The reported approval from the Justice Department came "after the companies pledged to sell off additional assets," the Journal reported, and despite concerns raised by hundreds of food and farm groups. It also comes weeks after the European Commission gave its thumbs up.
"The approval of the third supersized seed merger, after ChemChina-Syngenta and Dow-DuPont," said Wenonah Hauter, executive director of Food & Water Watch, "leaves farmers vulnerable to price gouging for seeds and other supplies and strengthens the hold a few dominant corporations have over the entire food system."
"The Justice Department's rubber stamping of these three seed mega-mergers transforms the already concentrated agrichemical and seed market, effectively reducing the number of competitors from six to three," she added.
Because it will make it harder for farmers to acquire non-genetically modified seeds to plant, it "makes it harder for agriculture to get off the GMO-chemical treadmill that just keeps increasing in speed," she said.
With its reported stamp of approval, the pending merger shows that "the federal government is not taking the impact of corporate control of our food supply seriously.
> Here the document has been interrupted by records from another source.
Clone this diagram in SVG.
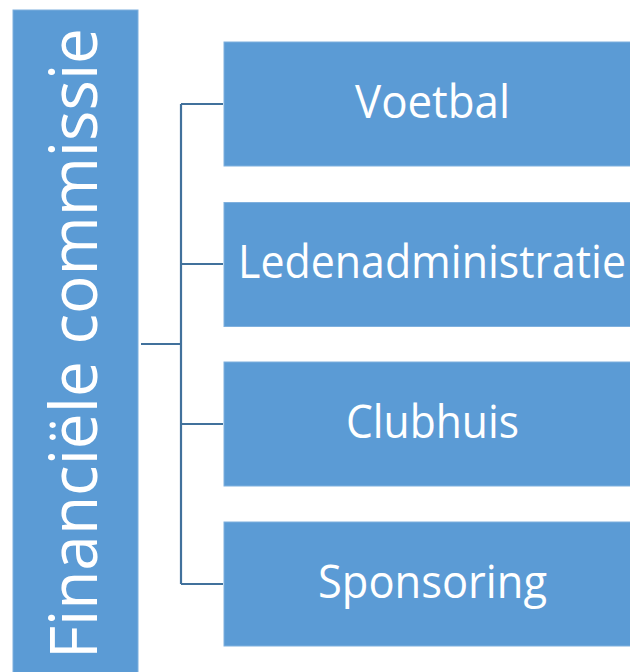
<svg xmlns="http://www.w3.org/2000/svg" width="630" height="672" viewBox="0 0 630 672">
<style>
.box{fill:#5B9BD5;stroke:#7FB0DE;stroke-width:1}
.lbl{font-family:"Open Sans","Noto Sans",sans-serif;font-size:45px;fill:#fff;text-anchor:middle}
.con{stroke:#41719C;stroke-width:2.2;fill:none}
</style>
<rect width="630" height="672" fill="#fff"/>
<g id="connectors">
<path class="con" d="M141 344H181M181 104V584M181 104H223M181 264H223M181 424H223M181 584H223"/>
</g>
<g id="root">
<rect class="box" x="13" y="10" width="125" height="670"/>
<text class="lbl" transform="translate(97,343.5) rotate(-90)" x="0" y="0" style="font-size:66px" textLength="631" lengthAdjust="spacingAndGlyphs">Financiële commissie</text>
</g>
<g id="n1">
<rect class="box" x="224" y="42" width="417" height="124"/>
<text class="lbl" x="432.5" y="117.7" textLength="155" lengthAdjust="spacingAndGlyphs">Voetbal</text>
</g>
<g id="n2">
<rect class="box" x="224" y="202.5" width="417" height="124"/>
<text class="lbl" x="432" y="277.7" textLength="388" lengthAdjust="spacingAndGlyphs">Ledenadministratie</text>
</g>
<g id="n3">
<rect class="box" x="224" y="362" width="417" height="124"/>
<text class="lbl" x="432.5" y="437.7" textLength="173" lengthAdjust="spacingAndGlyphs">Clubhuis</text>
</g>
<g id="n4">
<rect class="box" x="224" y="522" width="417" height="124"/>
<text class="lbl" x="432.5" y="597.7" textLength="229" lengthAdjust="spacingAndGlyphs">Sponsoring</text>
</g>
</svg>
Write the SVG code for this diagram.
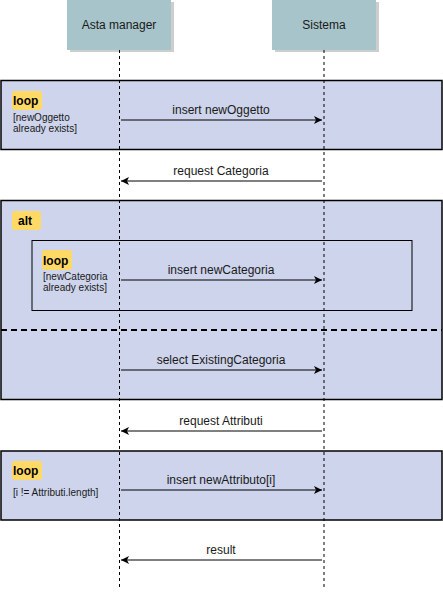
<svg xmlns="http://www.w3.org/2000/svg" width="443" height="592" viewBox="0 0 443 592">
<style>
.hdr{fill:#a6c4c9;}
.shadow{fill:#9e9e9e;opacity:0.5;}
.frame{fill:#cdd4eb;stroke:#000;stroke-width:1.5;}
.inner{fill:none;stroke:#000;stroke-width:1;}
.tag{fill:#ffd966;}
.life{stroke:#000;stroke-width:1;stroke-dasharray:3 3;fill:none;}
.msg{stroke:#000;stroke-width:1;fill:none;marker-end:url(#ah);}
text{font-family:"Liberation Sans",Arial,sans-serif;fill:#1a1a1a;}
.lbl{font-size:12px;text-anchor:middle;}
.kw{font-size:12px;font-weight:bold;fill:#000;}
.g{font-size:10px;}
</style>
<defs>
<marker id="ah" markerWidth="10" markerHeight="10" refX="8" refY="4" orient="auto" markerUnits="userSpaceOnUse">
<path d="M0,0 L8,4 L0,8 L2,4 Z" fill="#000"/>
</marker>
</defs>
<g id="frame-loop1">
<rect class="frame" x="1" y="80.5" width="441" height="69"/>
<rect class="tag" x="12" y="91" width="30" height="19" rx="3"/>
<text class="kw" x="13" y="105">loop</text>
<text class="g" x="13" y="121">[newOggetto</text>
<text class="g" x="13" y="132">already exists]</text>
</g>
<g id="frame-alt">
<rect class="frame" x="1" y="200.5" width="441" height="199"/>
<rect class="tag" x="12" y="211" width="29" height="19" rx="3"/>
<text class="kw" x="18" y="225">alt</text>
<line x1="1" y1="330" x2="442" y2="330" stroke="#000" stroke-width="2" stroke-dasharray="6 4"/>
</g>
<g id="frame-loop2">
<rect class="inner" x="32" y="240.5" width="380" height="70"/>
<rect class="tag" x="42" y="250" width="30" height="20" rx="3"/>
<text class="kw" x="43" y="265">loop</text>
<text class="g" x="43" y="280">[newCategoria</text>
<text class="g" x="43" y="291">already exists]</text>
</g>
<g id="frame-loop3">
<rect class="frame" x="1" y="451" width="441" height="69"/>
<rect class="tag" x="12" y="461" width="30" height="19" rx="3"/>
<text class="kw" x="13" y="475">loop</text>
<text class="g" x="13" y="496">[i != Attributi.length]</text>
</g>
<g id="node-asta">
<rect class="shadow" x="70" y="2" width="104" height="50"/>
<rect class="hdr" x="67" y="0" width="104" height="50"/>
<text class="lbl" x="119" y="29">Asta manager</text>
</g>
<g id="node-sistema">
<rect class="shadow" x="275" y="2" width="104" height="50"/>
<rect class="hdr" x="272" y="0" width="104" height="50"/>
<text class="lbl" x="324" y="29">Sistema</text>
</g>
<g id="connectors">
<line class="life" x1="119.5" y1="50" x2="119.5" y2="588"/>
<line class="life" x1="324" y1="50" x2="324" y2="588"/>
<line class="msg" x1="121" y1="120" x2="322" y2="120"/>
<text class="lbl" x="221" y="114">insert newOggetto</text>
<line class="msg" x1="322" y1="181" x2="121" y2="181"/>
<text class="lbl" x="221" y="175">request Categoria</text>
<line class="msg" x1="121" y1="280" x2="322" y2="280"/>
<text class="lbl" x="221" y="274">insert newCategoria</text>
<line class="msg" x1="121" y1="370" x2="322" y2="370"/>
<text class="lbl" x="221" y="364">select ExistingCategoria</text>
<line class="msg" x1="322" y1="431" x2="121" y2="431"/>
<text class="lbl" x="221" y="425">request Attributi</text>
<line class="msg" x1="121" y1="490" x2="322" y2="490"/>
<text class="lbl" x="221" y="484">insert newAttributo[i]</text>
<line class="msg" x1="322" y1="560" x2="121" y2="560"/>
<text class="lbl" x="221" y="554">result</text>
</g>
</svg>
It's time for Congress to establish a moratorium on mega-mergers in the food system," Hauter argued.
Jason Davidson, food and technology campaign associate with Friends of the Earth, was equally critical in his reaction to the development.
"The Department of Justice has decided that corporate profits matter more than the interests consumers and farmers. This decision will massively increase the power of major agrichemical companies that already have a stranglehold on our food system," he declared in a statement.
He went on to lament that "American farmers will see increased seed prices, fewer options, and decreased bargaining power." Echoing Hauter's warning, he argued. "This merger from hell will further entrench the failing model of toxic, chemical intensive agriculture, which is poisoning people and the planet."
A recent poll found that nearly 94 percent of farmers expressed concern that a Bayer-Monsanto merger would have a negative impact on independent farmers and their communities. It also found that 89 percent of farmers said they believe the merger would lead to increased pressure for chemically-dependent farming.
Shares of Monsanto, meanwhile, jumped 6.6 percent following the Journal's reporting on the $66 billion takeover by Bayer.